|Name||Pershore High School|
|Ofsted Inspection Rating||Good|
|Address||Station Road, Pershore, WR10 2BX|
|Religious Character||Does Not Apply|
|Number of Pupils||1127 (52.6% boys 47.4% girls)|
|Number of Pupils per Teacher||15.7|
|Academy Sponsor||Avonreach Academy Trust|
|Percentage Free School Meals||11.3%|
|Percentage English is Not First Language||1.7%|
|Pupils with SEN Support||11.5%|
|Catchment Area Indicator Available||Yes|
|Last Distance Offered Available||No|
Highlights from Latest Full Inspection (16 July 2013)
There may have been more recent inspections such as monitoring visits or short inspections. For details of all inspections, please view this provider on our map here.
Information about this school
Pershore High School is larger than the average-sized secondary school. The school converted to academy status in July 2011. When its predecessor school, also known as Pershore High School, was last inspected by Ofsted, it was judged to be good. Almost all students are from White British backgrounds. There are no students at the early stages of learning English. The proportion of disabled pupils and those who have special educational needs supported through school action is below average. The proportion supported at school action plus, or with a statement of special educational needs, is broadly average. The school has an Autism Base providing specialist support for up to 15 students with autism spectrum disorder. The proportion of students known to be eligible for support through the pupil premium is below average. This is additional support for children in the care of the local authority, pupils known to be eligible for free school meals and pupils with a parent in the armed services. Approximately 26 students from Key Stage 4 attend alternative provision at South Worcestershire College and the Pershore campus of Warwickshire College. They follow vocational courses including animal care, land based studies, motor vehicle maintenance and hair and beauty. The school meets the government’s current floor standards for secondary schools, which set the minimum expectations for students’ attainment and progress.

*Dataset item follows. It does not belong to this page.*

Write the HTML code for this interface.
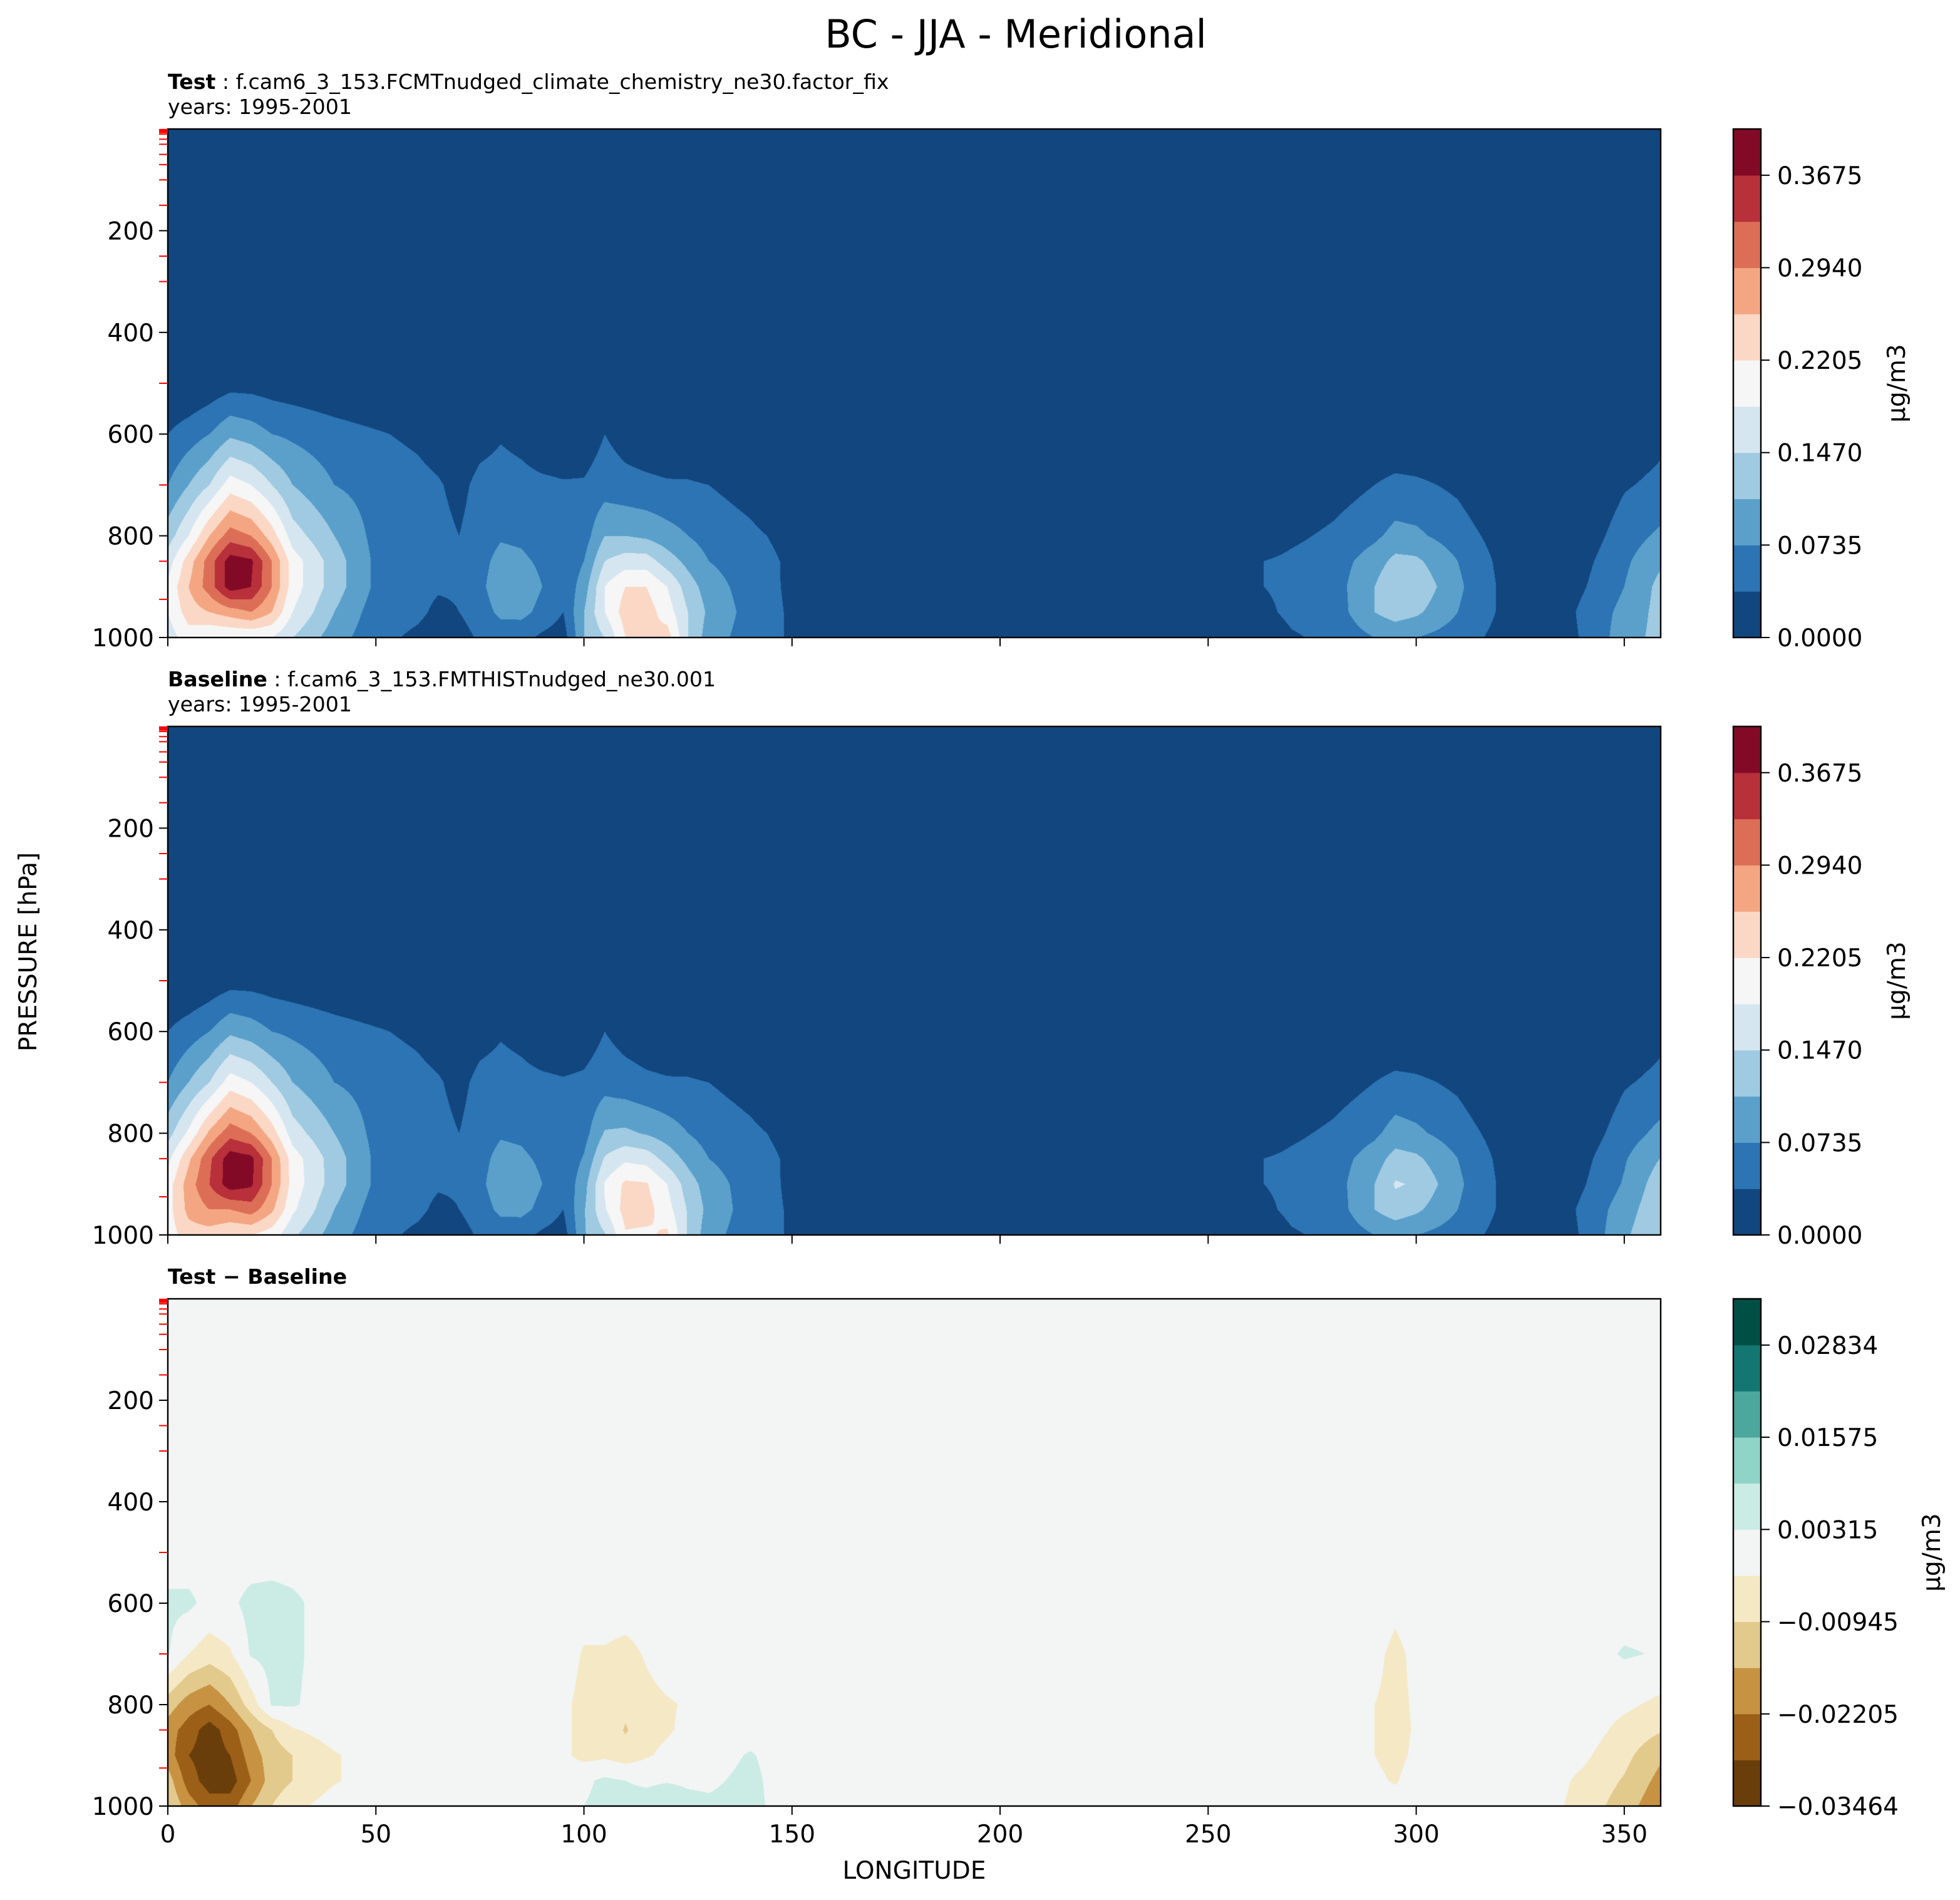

Summary of key findings for parents and pupils
This is a good school. Students make good progress and achieve well. Standards by the end of Year 11 are above average. Leaders and staff have responded swiftly to the below expected examination results in English in 2012. Students’ progress has improved over the year and their achievement is now good. Teaching is good with some outstanding practice. Teachers know their subjects well and are skilled in using questioning to extend students’ learning. The sixth form is outstanding. Students make rapid progress from their starting points. They benefit from a wide choice of courses that appeal to their interests. Students’ behaviour is excellent. They are polite and courteous and are extremely supportive of each other. They gain tremendous confidence through participation in the school’s programmes to build their leadership skills. Leaders have worked successfully to bring about improvements in the quality of teaching. The school has effective and well organised systems for managing teaching and learning. Students are able to choose from a wide variety of subjects and courses. There is an excellent choice of activities outside the classroom and these enrich students’ learning. Governance is strong. Members of the governing body are skilled and knowledgeable, providing support and challenge to school leaders. They make a valuable contribution to the school’s ongoing improvement. It is not yet an outstanding school because : There is not enough outstanding teaching to make sure that all students make rapid progress. At times, teachers do not check students’ understanding thoroughly enough during lessons, so that students move on to new tasks before they are ready. Students are not always given enough opportunities to discuss their learning during lessons. The quality of marking and feedback varies. Not all staff have fully adopted the school’s marking policy and, as a result, students are not always clear about precisely how they can improve their work.